Don’t get me wrong, I’m not saying that all of these marketers are charlatans. I know for a fact that some of the people I follow on Twitter have indeed made significant amounts of money from their blogging and marketing efforts. Going by the number of tweets I come across on a daily basis that promise to give the me secrets of coining it in through blogging, however, either everyone is far richer than my bank manager would like me to be, or somebody is trying to pull a fast one.

People like to feel – if not be – successful, and they will therefore gravitate to others who already are successful. I read successful blogs that have thousands of Twitter followers and hundreds of thousands of RSS subscribers; they are obviously doing something right. From my observations, I notice that they all have the following in common:

  1. A wealth of information for free. It’s almost as though, having become successful, the websites would rather encourage competition than stifle it. Rather than keep the secrets of their success to themselves, they share their knowledge.
  2. A sense of community. A number of the sites also have forums or boards where regular readers can interact with each other and conduct their own discussions amongst themselves, giving them yet another reason to visit the sites.
  3. Comprehensive advertising. Not only do these websites promote themselves on their sites, but they also carry advertising for other companies. Some may limit themselves to Google ads and a monthly sponsor; others may be signed up to an advertising network or even manage their own advertising accounts.

Of course, being able to decide who advertises on your website means that you are already successful, having generated enough traffic to your domain that you are an appealing propect to those who would want to advertise on your website. But how do you actually get there? For a newbie blogger, getting to such a level is a daunting challenge.

Not all of the advice given about how to generate traffic to your website or build your blog is bunkum. Some is very useful; the occasional nugget can be invaluable. What has struck me is that much of the advice that purports to help new bloggers is based on the presumption that bloggers have already reached a certain level. For the fresh, newly-minted blogger, much of the advice given can be irrelevant. There’s no point dragging people to your website if you have no content.

It’s important to remember that it takes a while to buld a readership. This blog carries no advertising, and my efforts to market it have been fairly slack so far. Why? Because I don’t think I have enough content yet. As far as I’m concerned, at under a year old, with blank periods when I’ve had work commitments/writer’s block, I don’t think this blog has earned the right to have people driven towards its content.

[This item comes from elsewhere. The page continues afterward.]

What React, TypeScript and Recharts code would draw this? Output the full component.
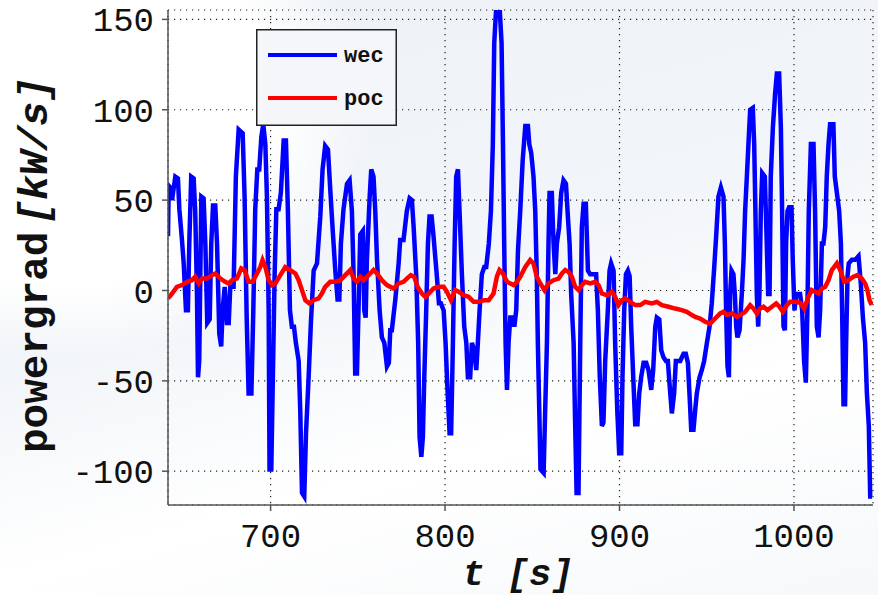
import { LineChart, Line, XAxis, YAxis, CartesianGrid, Legend } from "recharts";

// [t (s), powergrad (kW/s)]
const WEC: [number, number][] = [
  [641.2, 30], [641.6, 58], [642.5, 57], [643.5, 50], [645.4, 63], [646.9, 62], [647.7, 45], [649.2, 28], [650.2, 15], [651.5, -11],
  [652.6, -11], [653.4, 26], [654.5, 63], [655.9, 62], [656.8, 44], [657.8, -2], [658.4, -48], [659.1, -39], [660.3, 52], [661.6, 51],
  [662.6, 26], [663.7, -18], [665.1, -16], [666.0, 26], [667.0, 47], [668.3, 47], [669.3, 26], [670.6, -24], [671.7, -31], [672.5, -11],
  [673.7, 2], [675.0, -18], [676.0, -18], [676.9, 2], [678.8, 2], [680.1, 63], [681.7, 89], [684.0, 87], [685.1, 52], [686.3, -15],
  [687.4, -57], [689.0, -57], [690.1, -11], [691.2, 45], [692.4, 67], [693.5, 67], [694.7, 85], [695.8, 92], [697.0, 81], [697.9, 52],
  [698.9, -11], [699.4, -99], [700.4, -99], [701.3, -48], [702.3, 8], [703.3, 45], [704.6, 45], [705.9, 54], [707.5, 83], [708.8, 83],
  [709.9, 45], [711.1, -11], [712.2, -20], [713.4, -20], [714.5, -29], [716.1, -39], [717.0, -66], [718.0, -112], [719.3, -114], [720.3, -79],
  [721.8, -48], [723.1, -18], [724.7, 11], [726.6, 15], [728.5, 41], [729.8, 67], [731.3, 80], [732.9, 78], [734.2, 56], [735.5, 35],
  [737.1, 11], [738.4, -5], [739.4, -5], [740.3, 26], [741.8, 45],
  [743.8, 59], [745.3, 61], [746.6, 44], [747.6, 8], [748.5, -46], [749.5, -46], [750.4, -11], [751.4, 31], [752.9, 33], [753.7, -11],
  [754.5, -15], [755.2, 17], [756.8, 52], [757.7, 67], [759.0, 63], [760.0, 44], [761.0, 17], [762.5, -11], [763.8, -26], [765.2, -29],
  [766.7, -42], [767.8, -40], [768.6, -22], [769.5, -22], [771.5, -5], [773.4, 15], [774.3, 28], [776.2, 28], [778.1, 44], [779.7, 51],
  [781.0, 50], [782.0, 35], [783.5, 8], [784.6, -29], [785.4, -81], [786.4, -92], [787.3, -81], [788.1, -48], [789.2, -11], [790.2, 26],
  [791.1, 41], [792.3, 41], [793.4, 30], [795.3, 8], [796.5, -7], [797.6, -7], [799.2, -11], [800.3, -29], [801.4, -55], [802.6, -79],
  [803.5, -79], [804.5, -29], [805.5, 26], [806.4, 63], [807.4, 67], [808.3, 44], [809.7, 8], [811.0, -20], [812.2, -29], [813.1, -48],
  [814.4, -48], [815.4, -29], [816.7, -33], [817.9, -44], [818.8, -29], [819.8, -11], [821.1, 9], [822.5, 13], [823.6, 13], [825.1, 26],
  [826.3, 44], [827.4, 81], [828.2, 137], [829.3, 156], [831.3, 156], [832.4, 137], [833.2, 81], [833.9, 26], [834.7, -29], [835.5, -55],
  [836.4, -29], [837.4, -15], [838.7, -15], [839.7, -20], [840.8, -11], [841.8, 22], [843.1, 44],
  [844.5, 72], [846.0, 91], [847.5, 91], [848.3, 81], [849.4, 76], [850.7, 63], [851.7, 44], [852.6, 8], [853.2, -29], [854.0, -66],
  [854.7, -99], [856.5, -101], [857.4, -66], [858.4, -29], [859.3, 26], [859.9, 54], [861.2, 54], [862.2, 26], [863.2, 9], [864.1, 26],
  [865.4, 35], [866.6, 54], [867.9, 61], [869.3, 59], [870.4, 41], [871.4, 26], [872.3, -2], [873.7, -29], [874.6, -75], [875.4, -112],
  [876.5, -112], [877.5, -29], [878.4, 35], [879.4, 48], [880.7, 48], [881.9, 11], [883.2, 9], [885.1, 9], [886.6, 9], [887.6, -11],
  [888.7, -48], [889.9, -75], [890.8, -73], [891.8, -39], [893.3, -11], [894.3, 11], [895.2, 15], [896.6, 11], [897.5, -29], [898.7, -66],
  [899.8, -90], [901.0, -90], [901.7, -48], [902.7, -11], [903.7, 9], [904.8, 11], [905.8, 8], [906.7, -20], [908.0, -51], [909.0, -74],
  [910.3, -74], [911.3, -57], [912.4, -48], [913.8, -40], [915.3, -40], [916.6, -44], [918.2, -55], [919.3, -44], [920.5, -20], [921.4, -15],
  [922.8, -16], [923.9, -33], [925.2, -37], [926.6, -39], [927.7, -39], [929.1, -57], [930.0, -68], [931.3, -57], [932.3, -39], [933.4, -39],
  [934.8, -39], [936.7, -35], [938.0, -35], [939.2, -40], [940.1, -57], [941.1, -77], [942.4, -77], [943.4, -66],
  [944.3, -57], [945.9, -48], [947.2, -44], [948.5, -39], [950.1, -29], [951.6, -20], [952.9, -7], [954.3, 13], [955.4, 30], [956.7, 52],
  [958.1, 57], [959.6, 52], [960.4, 26], [961.1, -11], [961.9, -42], [962.7, -48], [963.4, -2], [964.2, 11], [965.3, 9], [966.1, -2],
  [966.9, -20], [967.6, -26], [968.8, -22], [970.1, -2], [971.1, 17], [972.0, 44], [973.0, 63], [973.9, 81], [974.9, 100], [976.4, 101],
  [977.2, 81], [977.9, 44], [978.7, -2], [979.5, -20], [980.2, -2], [981.0, 44], [981.8, 65], [983.3, 63], [984.4, 26], [985.2, -2],
  [986.0, -2], [986.7, 63], [987.9, 90], [989.2, 109], [990.2, 120], [991.5, 120], [992.5, 90], [993.2, 44], [994.0, -20], [994.8, -22],
  [995.5, 26], [996.3, 44], [997.2, 46], [998.6, 46], [999.3, 17], [1000.3, -11], [1001.3, -2], [1002.0, -2], [1003.5, -2], [1004.7, -11],
  [1005.8, -39], [1006.8, -51], [1007.7, -11], [1008.5, 44], [1009.7, 81], [1011.2, 81], [1012.1, 44], [1013.1, -20], [1014.1, -26], [1015.0, -11],
  [1016.0, 26], [1016.9, 26], [1017.9, 35], [1018.8, 63], [1019.8, 81], [1020.7, 92], [1022.6, 92], [1023.4, 63], [1024.6, 54], [1025.9, 44],
  [1026.9, 26], [1027.6, -11], [1028.4, -63], [1029.3, -63], [1029.9, -29], [1030.7, 8], [1031.4, 15], [1033.2, 17], [1035.1, 17], [1037.0, 19],
  [1038.3, 4], [1039.5, -15], [1040.8, -29], [1041.8, -57], [1042.9, -75], [1043.7, -114], [1044.8, -114],
];

const POC: [number, number][] = [
  [641.2, -4.4], [643.5, -1.7], [646.3, 2], [649.2, 3], [652.1, 4.8], [654.9, 5.7], [656.8, 7.6], [658.8, 3.9], [660.7, 6.6], [663.5, 6.6],
  [666.4, 8.5], [668.3, 9.4], [671.2, 6.6], [674.0, 4.8], [675.9, 3.9], [677.9, 5.7], [680.7, 6.6], [683.2, 12.2], [685.1, 11.3], [687.4, 4.8],
  [689.7, 4.8], [692.2, 9.4], [694.1, 13], [695.4, 16.8], [697.0, 13], [698.9, 5.7], [700.8, 3], [702.7, 3.9], [705.6, 8.5], [708.4, 13],
  [711.3, 11.3], [714.2, 9.4], [716.1, 5.7], [718.0, 0.2], [719.9, -5.4], [722.2, -7.2], [724.7, -5.4], [727.5, -4.4], [729.4, -1.7], [731.3, 2],
  [734.2, 4.8], [737.1, 4.8], [740.0, 5.7], [742.8, 8.5], [745.7, 11.3], [747.6, 6.6], [749.5, 4.8], [751.4, 7.6], [753.3, 5.7], [756.2, 8.5],
  [759.0, 11.3], [761.0, 9.4], [763.8, 5.7], [766.7, 3], [770.5, 1.1], [773.4, 3.9], [776.2, 4.8], [778.1, 6.6], [780.4, 8.5], [782.3, 7.6],
  [784.3, 2], [786.7, -1.7], [788.7, -3.5], [790.6, -1.7], [793.4, 1.1], [796.3, 2], [799.2, 2], [801.1, -0.7], [803.4, -5.4], [805.8, 0.2],
  [807.8, -0.7], [810.6, -2.6], [813.5, -3.5], [816.4, -6.3], [819.2, -6.3], [822.1, -5.4], [825.0, -5.4], [827.8, -1.7], [829.7, 7.6], [831.2, 11.3],
  [833.2, 9.4], [835.5, 4.8], [837.4, 3.9], [839.3, 3], [841.2, 4.8], [843.1, 7.6], [846.0, 13], [848.8, 16.8], [850.7, 14.9], [852.6, 7.6],
  [854.6, 3.9], [857.0, 0.2], [859.3, 3.9], [862.2, 5.7], [865.1, 6.6], [867.0, 9.4], [868.9, 11.3], [870.8, 10.3], [872.7, 7.6], [874.6, 2],
  [876.5, 0.2], [878.4, 2.9], [880.3, 4.8], [883.2, 3.9], [886.1, 4.8], [888.0, 2.9], [889.9, -1.7], [892.8, -2.6], [895.6, -0.7], [897.5, -3.5],
  [899.4, -8.1], [901.4, -5.4], [903.3, -4.4], [906.1, -6.3], [909.0, -8.1], [911.9, -8.1], [914.7, -6.3], [918.5, -7.2], [921.4, -6.3], [924.3, -8.1],
  [928.1, -9], [931.9, -10], [935.7, -10.9], [938.6, -11.8], [941.5, -13.6], [943.4, -14.6], [946.2, -15.5], [949.1, -17.3], [952.0, -18.3], [954.8, -15.5],
  [957.7, -12.7], [959.6, -11.8], [961.5, -13.6], [964.4, -12.7], [967.3, -14.6], [969.2, -13.6], [972.0, -11.8], [974.9, -8.1], [976.8, -10], [978.7, -12.7],
  [980.6, -10], [982.5, -9], [984.8, -10.9], [987.3, -9], [989.8, -7.2], [991.7, -9], [993.6, -11.8], [995.9, -8.1], [997.8, -6.3], [1000.7, -6.3],
  [1003.5, -6.8], [1005.8, -10], [1008.3, -3.5], [1010.2, 0.2], [1012.1, -0.7], [1014.1, -1.7], [1016.0, 1.1], [1017.9, 2], [1019.8, 5.7], [1021.7, 11.3],
  [1024.6, 15], [1026.5, 11.3], [1028.8, 4.8], [1031.2, 5.7], [1034.1, 7.6], [1036.4, 8.5], [1038.9, 6.6], [1040.8, 3.9], [1042.1, 0.2], [1043.3, -5.4],
  [1044.6, -8],
];

const T_TICKS = [700, 800, 900, 1000];
const Y_TICKS = [-100, -50, 0, 50, 100, 150];
const SERIES = ["wec", "poc"];

const MONO = "'Liberation Mono', 'Courier New', monospace";
const BLUE = "#0000ff";
const RED = "#ff0000";

const wecData = WEC.map(([t, v]) => ({ t, v }));
const pocData = POC.map(([t, v]) => ({ t, v }));

function LegendBox() {
  return (
    <svg width={141} height={97} style={{ display: "block" }}>
      <rect x={0.75} y={0.75} width={139.5} height={95.5} fill="#f4f6f9" stroke="#222" strokeWidth={1.5} />
      <line x1={12} y1={26} x2={81} y2={26} stroke={BLUE} strokeWidth={4} />
      <line x1={12} y1={69} x2={81} y2={69} stroke={RED} strokeWidth={4} />
      <text x={88} y={33} fontFamily={MONO} fontWeight="bold" fontSize={22} fill="#111">
        {SERIES[0]}
      </text>
      <text x={88} y={76} fontFamily={MONO} fontWeight="bold" fontSize={22} fill="#111">
        {SERIES[1]}
      </text>
    </svg>
  );
}

export default function App() {
  return (
    <div
      style={{
        position: "absolute",
        left: 0,
        top: 0,
        width: 878,
        height: 595,
        background:
          "radial-gradient(ellipse 300px 250px at 70px 110px, #ffffff 70%, rgba(255,255,255,0) 100%), linear-gradient(165deg, #edf1f6 0%, #f2f5f9 45%, #ffffff 70%, #f6f8fa 100%)",
      }}
    >
      <LineChart width={878} height={595} margin={{ top: 10, right: 5, bottom: 0, left: 0 }}>
        <CartesianGrid stroke="#222" strokeWidth={1.2} strokeDasharray="1.2 4.8" />
        <XAxis
          type="number"
          dataKey="t"
          domain={[641.2, 1045.3]}
          ticks={T_TICKS}
          allowDataOverflow
          height={90}
          stroke="#555"
          strokeWidth={1.5}
          tickSize={6}
          tickMargin={12}
          tick={{ fontSize: 34, fill: "#111", fontFamily: MONO }}
          label={{
            content: () => (
              <text x={518} y={585} textAnchor="middle" fontFamily={MONO} fontSize={37} fontWeight="bold" fontStyle="italic" fill="#111">
                t [s]
              </text>
            ),
          }}
        />
        <YAxis
          type="number"
          domain={[-118.7, 155.2]}
          ticks={Y_TICKS}
          allowDataOverflow
          width={168}
          stroke="#555"
          strokeWidth={1.5}
          tickSize={6}
          tickMargin={8}
          tick={{ fontSize: 34, fill: "#111", fontFamily: MONO }}
          label={{
            content: () => (
              <text
                x={47}
                y={265}
                transform="rotate(-90 47 265)"
                textAnchor="middle"
                fontFamily={MONO}
                fontSize={41}
                fontWeight="bold"
                fill="#111"
              >
                <tspan>powergrad</tspan>
                <tspan fontStyle="italic" dx={7}>[kW/s]</tspan>
              </text>
            ),
          }}
        />
        <Legend
          layout="vertical"
          align="center"
          verticalAlign="middle"
          wrapperStyle={{ position: "absolute", left: 256, top: 29, width: 141, height: 97 }}
          content={() => <LegendBox />}
        />
        <Line data={wecData} dataKey="v" name={SERIES[0]} stroke={BLUE} strokeWidth={4.5} dot={false} isAnimationActive={false} />
        <Line data={pocData} dataKey="v" name={SERIES[1]} stroke={RED} strokeWidth={4.5} dot={false} isAnimationActive={false} />
      </LineChart>
    </div>
  );
}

For content is still king. Yes, you could run a blog based on linking to other sites and hoping that readers click on some targetted advertising, but to encourage repeat visitors, you need to provide them with something that they want to read or interact with. And building up a decent body of content takes time. You can’t do it overnight. For this reason, at the moment, I’m going to continue ignoring the promises of overnight riches. Ask me in another two years or so, however, and my response might be very different.

[Image by Dru]



  1. kachwanya says:

    Content is the king to any form of website be it company or blog sites, a fact which i think is still hidden to most Kenyans. This is a big challenge for most webmaster coz some clients have the mentally that as soon as they get the sites it should be top ranked not necessarily thinking about the content

  2. Inari says:

    The problem with Kenyan websites is that regardless of how they identify, they still appeal to an international audience. Even if they restrict their content to those at home, others from the diaspora read them.

    There is no way of setting up a clearing wall for Kenyan websites to restrict their content, and quite frankly, I hope such a thing never happens. I love hearing what is going on at home, and I would feel disillusioned and marginalised if Kenyan-based websites found a way of excluding me.